A strange thing happens when a woman admits to herself that she's a spinster and don't want to change, her views change, especially about her appearance. Many spinsters have noticed a change in how they viewed their own bodies, they no longer saw their bodies as their enemies because of their imperfections but as beautiful in it's own way. Spinsterhood acts as freeing mechanism for many releasing them from the worries of looking a certain way to attract a mate, the habitual dieting and expense of buying beauty products and services that are thought to have positive effects but in reality has none.
No spinsterhood is not a excuse to neglect the body but it does force some women to stop abusing it for the sake of looking the way society at large says is attractive which could be quite harmful for many. Below is a synapsis of a letter from a "out" spinster on how she views her body now that she's comfortable being without a mate:
Prior to "outing"myself as a spinster I stayed on a diet, losing and regaining the same twenty pounds, hell I was tired of that yo-yoing of my body but what was I to do. Society said I was in need of weightloss because I couldn't wear a size 4 so I starved and took dangerous drugs my doctor gave freely, for a fee of course. I'm 34 now but this frustration went on for years, I think it started when I was 17 and a freshman in college and trying desperately to catch myself a "going somewhere man" who'll take care of me and provide the good life. Reality has brought with it a attitude that I don't need anyone to take care of me because I had been doing that by myself for almost 20 years and was successful at it too.
When I stopped running and hiding from being alone for life I saw my life as having more meaning and my body as beautiful. My whole attitude changed, looking back I spent alot of money trying to look like a supermodel which I never did, my skin was always pimply and I hid behind a mask, a thick mask of makeup. There was always something I was ashamed about when it came to my body, it being healthy and forgiving of my abusing it wasn't enough to stop the madness. Something amazing happened after I stopped beating myself silly trying to be the perfect woman, I found happiness and I lost twenty-five pounds without dieting or even trying for that fact.Over a period of 5 years the weight slowly peeled off my body, almost unnoticed by me. Hey I can't tell you how that happened but I suspect it happened because I was finally willing to accept myself and be happy inspite of not fitting into many people's idea of perfection.
Stories like the one above are common with spinsters and it's not about letting themselves go and not caring about their bodies, it's a about new appreciation for their freedom away from the hassles of looking for a husband. As byproducts of this culture women are programmed from children to behave and carry themselves in a certain manner to attract a mate, unfortunately they're taught to think that they must fit into the same physical mode as the women society hold in admiration for their beauty. The pressures of them to be like those that are held in high esteem for their beauty is so great the williness to abuse their bodies goes without concern of it's future toll.
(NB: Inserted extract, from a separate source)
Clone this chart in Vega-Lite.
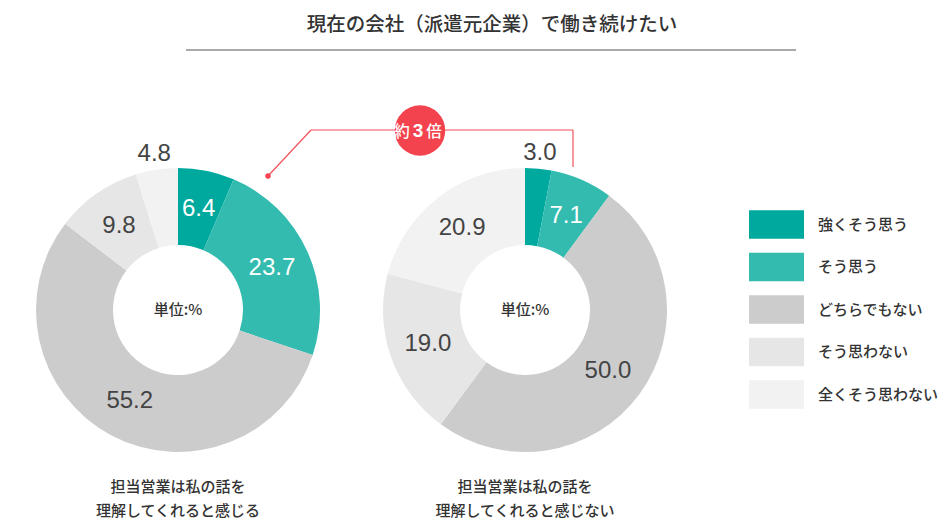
{
  "$schema": "https://vega.github.io/schema/vega-lite/v6.json",
  "width": 947,
  "height": 531,
  "autosize": {"type": "fit", "contains": "padding"},
  "padding": 0,
  "background": "white",
  "config": {
    "view": {"stroke": null},
    "font": "'Noto Sans CJK JP Medium', 'Noto Sans CJK JP'",
    "legend": {
      "orient": "none",
      "legendX": 749,
      "legendY": 197,
      "symbolType": "M-1,-0.52H1V0.52H-1Z",
      "symbolSize": 3025,
      "symbolStrokeWidth": 0,
      "symbolOpacity": 1,
      "labelFont": "'Noto Sans CJK JP Medium', 'Noto Sans CJK JP'",
      "labelFontSize": 15,
      "labelFontWeight": "normal",
      "labelColor": "#333333",
      "labelOffset": 14,
      "rowPadding": 0.5
    }
  },
  "data": {
    "values": [
      {"group": "L", "cat": "強くそう思う", "idx": 0, "value": 6.4},
      {"group": "L", "cat": "そう思う", "idx": 1, "value": 23.7},
      {"group": "L", "cat": "どちらでもない", "idx": 2, "value": 55.2},
      {"group": "L", "cat": "そう思わない", "idx": 3, "value": 9.8},
      {"group": "L", "cat": "全くそう思わない", "idx": 4, "value": 4.8},
      {"group": "R", "cat": "強くそう思う", "idx": 0, "value": 3.0},
      {"group": "R", "cat": "そう思う", "idx": 1, "value": 7.1},
      {"group": "R", "cat": "どちらでもない", "idx": 2, "value": 50.0},
      {"group": "R", "cat": "そう思わない", "idx": 3, "value": 19.0},
      {"group": "R", "cat": "全くそう思わない", "idx": 4, "value": 20.9}
    ]
  },
  "layer": [
    {
      "data": {"values": [{}]},
      "mark": {"type": "text", "x": 492, "y": 25, "text": "現在の会社（派遣元企業）で働き続けたい", "fontSize": 19.5, "color": "#333333", "align": "center", "baseline": "middle"}
    },
    {
      "data": {"values": [{}]},
      "mark": {"type": "rule", "color": "#555555", "strokeWidth": 1},
      "encoding": {"x": {"value": 186}, "x2": {"value": 796}, "y": {"value": 50}}
    },
    {
      "transform": [{"filter": "datum.group == 'L'"}],
      "mark": {"type": "arc", "x": 178, "y": 310, "outerRadius": 142, "innerRadius": 65},
      "encoding": {
        "theta": {"field": "value", "type": "quantitative", "stack": "normalize"},
        "order": {"field": "idx", "type": "quantitative"},
        "color": {
          "field": "cat", "type": "nominal",
          "scale": {
            "domain": ["強くそう思う", "そう思う", "どちらでもない", "そう思わない", "全くそう思わない"],
            "range": ["#00A99D", "#33BBAF", "#CCCCCC", "#E6E6E6", "#F2F2F2"]
          },
          "legend": {"title": null}
        }
      }
    },
    {
      "transform": [{"filter": "datum.group == 'L'"}],
      "mark": {"type": "text", "x": 178, "y": 310, "radius": 103, "font": "Liberation Sans", "fontSize": 24, "align": "center", "baseline": "middle"},
      "encoding": {
        "theta": {"field": "value", "type": "quantitative", "stack": "normalize"},
        "order": {"field": "idx", "type": "quantitative"},
        "text": {"field": "value", "type": "quantitative", "format": ".1f"},
        "color": {"condition": {"test": "datum.idx < 2", "value": "#FFFFFF"}, "value": "#444444"},
        "opacity": {"condition": {"test": "datum.value < 5", "value": 0}, "value": 1}
      }
    },
    {
      "transform": [{"filter": "datum.group == 'L'"}],
      "mark": {"type": "text", "x": 178, "y": 310, "radius": 158, "font": "Liberation Sans", "fontSize": 24, "align": "center", "baseline": "middle", "color": "#444444"},
      "encoding": {
        "theta": {"field": "value", "type": "quantitative", "stack": "normalize"},
        "order": {"field": "idx", "type": "quantitative"},
        "text": {"field": "value", "type": "quantitative", "format": ".1f"},
        "opacity": {"condition": {"test": "datum.value < 5", "value": 1}, "value": 0}
      }
    },
    {
      "transform": [{"filter": "datum.group == 'R'"}],
      "mark": {"type": "arc", "x": 525, "y": 310, "outerRadius": 142, "innerRadius": 65},
      "encoding": {
        "theta": {"field": "value", "type": "quantitative", "stack": "normalize"},
        "order": {"field": "idx", "type": "quantitative"},
        "color": {"field": "cat", "type": "nominal"}
      }
    },
    {
      "transform": [{"filter": "datum.group == 'R'"}],
      "mark": {"type": "text", "x": 525, "y": 310, "radius": 103, "font": "Liberation Sans", "fontSize": 24, "align": "center", "baseline": "middle"},
      "encoding": {
        "theta": {"field": "value", "type": "quantitative", "stack": "normalize"},
        "order": {"field": "idx", "type": "quantitative"},
        "text": {"field": "value", "type": "quantitative", "format": ".1f"},
        "color": {"condition": {"test": "datum.idx < 2", "value": "#FFFFFF"}, "value": "#444444"},
        "opacity": {"condition": {"test": "datum.value < 5", "value": 0}, "value": 1}
      }
    },
    {
      "transform": [{"filter": "datum.group == 'R'"}],
      "mark": {"type": "text", "x": 525, "y": 310, "radius": 158, "font": "Liberation Sans", "fontSize": 24, "align": "center", "baseline": "middle", "color": "#444444"},
      "encoding": {
        "theta": {"field": "value", "type": "quantitative", "stack": "normalize"},
        "order": {"field": "idx", "type": "quantitative"},
        "text": {"field": "value", "type": "quantitative", "format": ".1f"},
        "opacity": {"condition": {"test": "datum.value < 5", "value": 1}, "value": 0}
      }
    },
    {
      "data": {"values": [{}]},
      "mark": {"type": "text", "x": 178, "y": 310, "text": "単位:%", "fontSize": 15, "color": "#333333", "align": "center", "baseline": "middle"}
    },
    {
      "data": {"values": [{}]},
      "mark": {"type": "text", "x": 525, "y": 310, "text": "単位:%", "fontSize": 15, "color": "#333333", "align": "center", "baseline": "middle"}
    },
    {
      "data": {"values": [{}]},
      "mark": {"type": "text", "x": 178, "y": 487, "text": ["担当営業は私の話を", "理解してくれると感じる"], "lineHeight": 24, "fontSize": 15, "color": "#333333", "align": "center", "baseline": "middle"}
    },
    {
      "data": {"values": [{}]},
      "mark": {"type": "text", "x": 525, "y": 487, "text": ["担当営業は私の話を", "理解してくれると感じない"], "lineHeight": 24, "fontSize": 15, "color": "#333333", "align": "center", "baseline": "middle"}
    },
    {
      "data": {"values": [{}]},
      "mark": {"type": "rule", "color": "#F2505A", "strokeWidth": 1.2},
      "encoding": {"x": {"value": 268}, "y": {"value": 176}, "x2": {"value": 311}, "y2": {"value": 130}}
    },
    {
      "data": {"values": [{}]},
      "mark": {"type": "rule", "color": "#F2505A", "strokeWidth": 1.2},
      "encoding": {"x": {"value": 311}, "x2": {"value": 573}, "y": {"value": 130}}
    },
    {
      "data": {"values": [{}]},
      "mark": {"type": "rule", "color": "#F2505A", "strokeWidth": 1.2},
      "encoding": {"x": {"value": 573}, "y": {"value": 130}, "y2": {"value": 167}}
    },
    {
      "data": {"values": [{}]},
      "mark": {"type": "point", "x": 268, "y": 176, "shape": "circle", "filled": true, "size": 30, "color": "#F2434F", "opacity": 1}
    },
    {
      "data": {"values": [{}]},
      "mark": {"type": "point", "x": 420, "y": 130.5, "shape": "circle", "filled": true, "size": 2550, "color": "#F2434F", "opacity": 1}
    },
    {
      "data": {"values": [{}]},
      "mark": {"type": "text", "x": 402, "y": 132, "text": "約", "fontSize": 15.5, "fontWeight": "bold", "color": "#FFFFFF", "align": "center", "baseline": "middle"}
    },
    {
      "data": {"values": [{}]},
      "mark": {"type": "text", "x": 418, "y": 131, "text": "3", "font": "Liberation Sans", "fontSize": 19, "fontWeight": "bold", "color": "#FFFFFF", "align": "center", "baseline": "middle"}
    },
    {
      "data": {"values": [{}]},
      "mark": {"type": "text", "x": 434, "y": 132, "text": "倍", "fontSize": 15.5, "fontWeight": "bold", "color": "#FFFFFF", "align": "center", "baseline": "middle"}
    }
  ]
}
Spinsterhood isn't a cure all for a poor body image but for many women who has chose this lifestyle it's an opportunity to switch their focus from their external to internal selves which could physically transform causing weightloss and other effects without effort. The consequences of not playing the dating game can be positive for many, those that are comfortable facing life alone, and disasterous for others. Spinsterhood is another option for women to redirect their energies towards self (inner)development. There's nothing wrong with a woman who diets or exercise to feel and look good but to think that being thin will get husbands/mates is a true sign of a low self-esteem and that in itself is a a signal of something being terribly wrong. In this case the body is being used as a shield from the real self and it's frailties, something many spinsters have had first hand experience prior to their embrace of spinsterhood.